What to Know About California Labor Code 203

By J.W. Carpenter , last updated January 22, 2012

California Labor Code section 203 deals with the penalties that can be assessed for an employer’s willful failure to hand over unpaid wages, as required under California law, to a worker who has been terminated or who has resigned. To understand California Labor Code section 203 clearly, you must also understand sections 201 and 202, which deal with unpaid wages owed to a terminated employee and an employee who resigns, respectively. For a brief introduction to these issues, continue reading. For the full text of the three sections, see the link below under "References".

Understanding Section 201

California Labor Code section 201 deals with the payment of wages owed to a terminated employee. Specifically, it states that an employer must pay all wages earned and unpaid immediately upon terminating the employee or be subject to certain penalties set forth in section 203. In addition to unpaid wages accumulated up until the time of discharge, the employer must also pay wages for any unused vacation days accumulated by the time of discharge.
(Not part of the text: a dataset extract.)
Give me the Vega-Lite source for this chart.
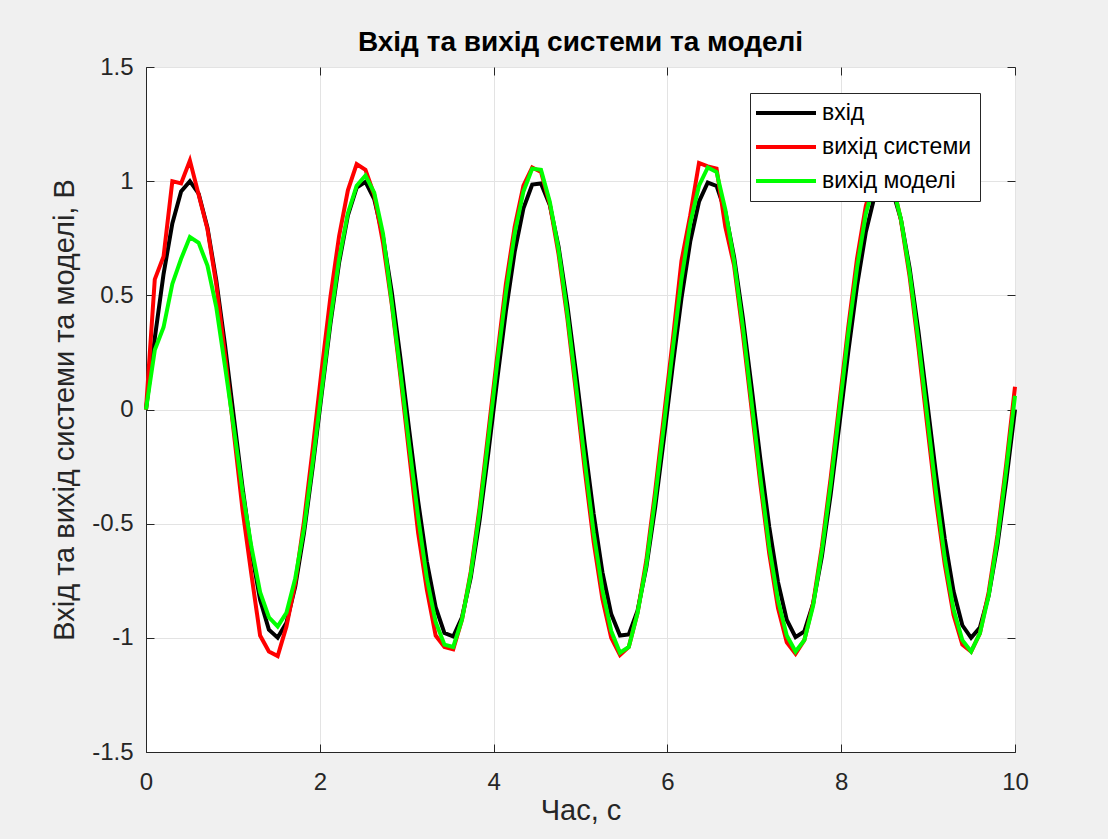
{
  "$schema": "https://vega.github.io/schema/vega-lite/v6.json",
  "autosize": {"type": "none"},
  "width": 869,
  "height": 685,
  "padding": {"left": 146, "top": 67, "right": 93, "bottom": 87},
  "background": "#f0f0f0",
  "title": {"text": "Вхід та вихід системи та моделі", "fontSize": 28, "fontWeight": "bold", "font": "Liberation Sans", "color": "#000000", "frame": "group", "anchor": "middle", "offset": -2},
  "config": {
    "view": {"fill": "white", "stroke": "#262626", "strokeWidth": 1},
    "axis": {"domainColor": "#262626", "tickColor": "#262626", "labelColor": "#262626", "titleColor": "#262626", "labelFont": "Liberation Sans", "titleFont": "Liberation Sans", "gridColor": "#e3e3e3", "labelFontSize": 24, "titleFontSize": 29, "titleFontWeight": "normal", "labelFlush": false}
  },
  "data": {"values": [
    {"t":0,"i":0,"s":0,"m":0},
    {"t":0.101,"i":0.312,"s":0.57,"m":0.26},
    {"t":0.202,"i":0.593,"s":0.67,"m":0.36},
    {"t":0.303,"i":0.815,"s":1.0,"m":0.55},
    {"t":0.404,"i":0.955,"s":0.99,"m":0.66},
    {"t":0.5051,"i":1.0,"s":1.09,"m":0.755},
    {"t":0.6061,"i":0.945,"s":0.94,"m":0.73},
    {"t":0.7071,"i":0.796,"s":0.79,"m":0.63},
    {"t":0.8081,"i":0.567,"s":0.55,"m":0.45},
    {"t":0.9091,"i":0.282,"s":0.24,"m":0.19},
    {"t":1.0101,"i":-0.032,"s":-0.1,"m":-0.08},
    {"t":1.1111,"i":-0.342,"s":-0.44,"m":-0.36},
    {"t":1.2121,"i":-0.618,"s":-0.72,"m":-0.6},
    {"t":1.3131,"i":-0.833,"s":-0.99,"m":-0.8},
    {"t":1.4141,"i":-0.964,"s":-1.06,"m":-0.91},
    {"t":1.5152,"i":-0.999,"s":-1.08,"m":-0.95},
    {"t":1.6162,"i":-0.934,"s":-0.95,"m":-0.89},
    {"t":1.7172,"i":-0.776,"s":-0.76,"m":-0.74},
    {"t":1.8182,"i":-0.541,"s":-0.49,"m":-0.52},
    {"t":1.9192,"i":-0.251,"s":-0.17,"m":-0.23},
    {"t":2.0202,"i":0.063,"s":0.17,"m":0.08},
    {"t":2.1212,"i":0.372,"s":0.49,"m":0.39},
    {"t":2.2222,"i":0.643,"s":0.76,"m":0.66},
    {"t":2.3232,"i":0.85,"s":0.96,"m":0.86},
    {"t":2.4242,"i":0.972,"s":1.075,"m":0.98},
    {"t":2.5253,"i":0.997,"s":1.05,"m":1.025},
    {"t":2.6263,"i":0.922,"s":0.94,"m":0.95},
    {"t":2.7273,"i":0.756,"s":0.73,"m":0.77},
    {"t":2.8283,"i":0.514,"s":0.46,"m":0.47},
    {"t":2.9293,"i":0.22,"s":0.14,"m":0.16},
    {"t":3.0303,"i":-0.095,"s":-0.2,"m":-0.16},
    {"t":3.1313,"i":-0.401,"s":-0.54,"m":-0.47},
    {"t":3.2323,"i":-0.667,"s":-0.79,"m":-0.74},
    {"t":3.3333,"i":-0.866,"s":-0.99,"m":-0.93},
    {"t":3.4343,"i":-0.979,"s":-1.04,"m":-1.03},
    {"t":3.5354,"i":-0.994,"s":-1.05,"m":-1.04},
    {"t":3.6364,"i":-0.91,"s":-0.92,"m":-0.92},
    {"t":3.7374,"i":-0.735,"s":-0.71,"m":-0.72},
    {"t":3.8384,"i":-0.486,"s":-0.43,"m":-0.45},
    {"t":3.9394,"i":-0.189,"s":-0.1,"m":-0.13},
    {"t":4.0404,"i":0.127,"s":0.23,"m":0.2},
    {"t":4.1414,"i":0.43,"s":0.55,"m":0.51},
    {"t":4.2424,"i":0.69,"s":0.8,"m":0.77},
    {"t":4.3434,"i":0.881,"s":0.98,"m":0.955},
    {"t":4.4444,"i":0.985,"s":1.06,"m":1.055},
    {"t":4.5455,"i":0.99,"s":1.04,"m":1.05},
    {"t":4.6465,"i":0.896,"s":0.9,"m":0.91},
    {"t":4.7475,"i":0.713,"s":0.68,"m":0.7},
    {"t":4.8485,"i":0.458,"s":0.4,"m":0.42},
    {"t":4.9495,"i":0.158,"s":0.07,"m":0.1},
    {"t":5.0505,"i":-0.158,"s":-0.27,"m":-0.23},
    {"t":5.1515,"i":-0.458,"s":-0.58,"m":-0.54},
    {"t":5.2525,"i":-0.713,"s":-0.83,"m":-0.79},
    {"t":5.3535,"i":-0.896,"s":-1.0,"m":-0.97},
    {"t":5.4545,"i":-0.99,"s":-1.075,"m":-1.065},
    {"t":5.5556,"i":-0.985,"s":-1.04,"m":-1.04},
    {"t":5.6566,"i":-0.881,"s":-0.89,"m":-0.89},
    {"t":5.7576,"i":-0.69,"s":-0.66,"m":-0.68},
    {"t":5.8586,"i":-0.43,"s":-0.36,"m":-0.39},
    {"t":5.9596,"i":-0.127,"s":-0.03,"m":-0.07},
    {"t":6.0606,"i":0.189,"s":0.3,"m":0.26},
    {"t":6.1616,"i":0.486,"s":0.65,"m":0.57},
    {"t":6.2626,"i":0.735,"s":0.85,"m":0.815},
    {"t":6.3636,"i":0.91,"s":1.08,"m":0.98},
    {"t":6.4646,"i":0.994,"s":1.065,"m":1.06},
    {"t":6.5657,"i":0.979,"s":1.055,"m":1.04},
    {"t":6.6667,"i":0.866,"s":0.8,"m":0.875},
    {"t":6.7677,"i":0.667,"s":0.63,"m":0.65},
    {"t":6.8687,"i":0.401,"s":0.33,"m":0.36},
    {"t":6.9697,"i":0.095,"s":0.0,"m":0.03},
    {"t":7.0707,"i":-0.22,"s":-0.33,"m":-0.3},
    {"t":7.1717,"i":-0.514,"s":-0.63,"m":-0.6},
    {"t":7.2727,"i":-0.756,"s":-0.87,"m":-0.835},
    {"t":7.3737,"i":-0.922,"s":-1.02,"m":-0.99},
    {"t":7.4747,"i":-0.997,"s":-1.07,"m":-1.06},
    {"t":7.5758,"i":-0.972,"s":-1.01,"m":-1.01},
    {"t":7.6768,"i":-0.85,"s":-0.85,"m":-0.86},
    {"t":7.7778,"i":-0.643,"s":-0.6,"m":-0.62},
    {"t":7.8788,"i":-0.372,"s":-0.3,"m":-0.33},
    {"t":7.9798,"i":-0.063,"s":0.03,"m":0.0},
    {"t":8.0808,"i":0.251,"s":0.36,"m":0.33},
    {"t":8.1818,"i":0.541,"s":0.66,"m":0.62},
    {"t":8.2828,"i":0.776,"s":0.89,"m":0.855},
    {"t":8.3838,"i":0.934,"s":1.03,"m":1.0},
    {"t":8.4848,"i":0.999,"s":1.06,"m":1.05},
    {"t":8.5859,"i":0.964,"s":1.0,"m":0.99},
    {"t":8.6869,"i":0.833,"s":0.83,"m":0.835},
    {"t":8.7879,"i":0.618,"s":0.58,"m":0.6},
    {"t":8.8889,"i":0.342,"s":0.27,"m":0.3},
    {"t":8.9899,"i":0.032,"s":-0.07,"m":-0.03},
    {"t":9.0909,"i":-0.282,"s":-0.4,"m":-0.36},
    {"t":9.1919,"i":-0.567,"s":-0.68,"m":-0.65},
    {"t":9.2929,"i":-0.796,"s":-0.9,"m":-0.875},
    {"t":9.3939,"i":-0.945,"s":-1.03,"m":-1.01},
    {"t":9.4949,"i":-1.0,"s":-1.06,"m":-1.06},
    {"t":9.596,"i":-0.955,"s":-0.98,"m":-0.98},
    {"t":9.697,"i":-0.815,"s":-0.8,"m":-0.815},
    {"t":9.798,"i":-0.593,"s":-0.55,"m":-0.57},
    {"t":9.899,"i":-0.312,"s":-0.24,"m":-0.265},
    {"t":10,"i":0.0,"s":0.1,"m":0.06}
  ]},
  "transform": [{"fold": ["i", "s", "m"], "as": ["series", "v"]}],
  "resolve": {"axis": {"x": "independent", "y": "independent"}},
  "layer": [
    {
      "transform": [{"filter": "datum.series == 'i'"}],
      "mark": {"type": "line", "strokeWidth": 4},
      "encoding": {
        "x": {"field": "t", "type": "quantitative", "scale": {"domain": [0, 10], "nice": false, "zero": false},
              "axis": {"orient": "bottom", "values": [0, 2, 4, 6, 8, 10], "grid": true, "ticks": false, "labelPadding": 18, "title": "Час, с", "titlePadding": 2}},
        "y": {"field": "v", "type": "quantitative", "scale": {"domain": [-1.5, 1.5], "nice": false, "zero": false},
              "axis": {"orient": "left", "values": [-1.5, -1, -0.5, 0, 0.5, 1, 1.5], "labelExpr": "datum.value + ''", "grid": true, "ticks": false, "labelPadding": 13, "title": "Вхід та вихід системи та моделі, В", "titlePadding": 12}},
        "color": {"field": "series", "type": "nominal",
                  "scale": {"domain": ["i", "s", "m"], "range": ["#000000", "#ff0000", "#00ff00"]},
                  "legend": {"orient": "none", "legendX": 604, "legendY": 26, "title": null, "symbolType": "M-3,0H3", "symbolSize": 400, "symbolStrokeWidth": 4, "symbolOffset": 16, "labelOffset": 24, "labelFontSize": 23, "labelFont": "Liberation Sans", "labelColor": "#000000", "fillColor": "white", "strokeColor": "#262626", "padding": 8, "rowPadding": 10, "labelExpr": "datum.label == 'i' ? 'вхід' : datum.label == 's' ? 'вихід системи' : 'вихід моделі'"}}
      }
    },
    {
      "transform": [{"filter": "datum.series == 's'"}],
      "mark": {"type": "line", "strokeWidth": 4},
      "encoding": {
        "x": {"field": "t", "type": "quantitative", "axis": {"orient": "top", "values": [0, 2, 4, 6, 8, 10], "labels": false, "title": null, "grid": false, "domain": false, "offset": -8, "tickSize": 8}},
        "y": {"field": "v", "type": "quantitative", "axis": {"orient": "right", "values": [-1.5, -1, -0.5, 0, 0.5, 1, 1.5], "labels": false, "title": null, "grid": false, "domain": false, "offset": -8, "tickSize": 8}},
        "color": {"field": "series", "type": "nominal"}
      }
    },
    {
      "transform": [{"filter": "datum.series == 'm'"}],
      "mark": {"type": "line", "strokeWidth": 4},
      "encoding": {
        "x": {"field": "t", "type": "quantitative", "axis": {"orient": "bottom", "values": [0, 2, 4, 6, 8, 10], "labels": false, "title": null, "grid": false, "domain": false, "offset": -8, "tickSize": 8}},
        "y": {"field": "v", "type": "quantitative", "axis": {"orient": "left", "values": [-1.5, -1, -0.5, 0, 0.5, 1, 1.5], "labels": false, "title": null, "grid": false, "domain": false, "offset": -8, "tickSize": 8}},
        "color": {"field": "series", "type": "nominal"}
      }
    }
  ]
}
There are two exceptions to this immediate-pay requirement. First, an employee who works away from the employer’s administrative offices may be paid within 24 hours of termination rather than immediately. Second, seasonal food packing and preparation workers may be paid within 72 hours of termination.

Understanding Section 202

California Labor Code section 202 deals with the payment of wages owed to an employee who resigns from a job of his or her own accord. Specifically, it states that an employer must pay all wages earned and unpaid within 72 hours of the employee’s resignation or be subject to certain penalties set forth in section 203. However, when an employee submits a notice of resignation more than 72 hours in advance of his or her official resignation day, he or she must be paid immediately on that resignation day. In addition to unpaid wages, the employer must also pay for any unused vacation days accumulated by the employee.

Section 203

California Labor Code section 203 states that an employer who willfully refuses to pay wages owed to an employee under sections 201 and 202, at the time required in those sections, will be penalized a full day of wages for each day that the wages owed go unpaid. To enforce payment of the penalty, the employee must file a complaint for unpaid wages by a method accepted in law. Such penalty wages are to be paid to the employee. Note that penalty wages stop accruing at the legal limit of 30 days.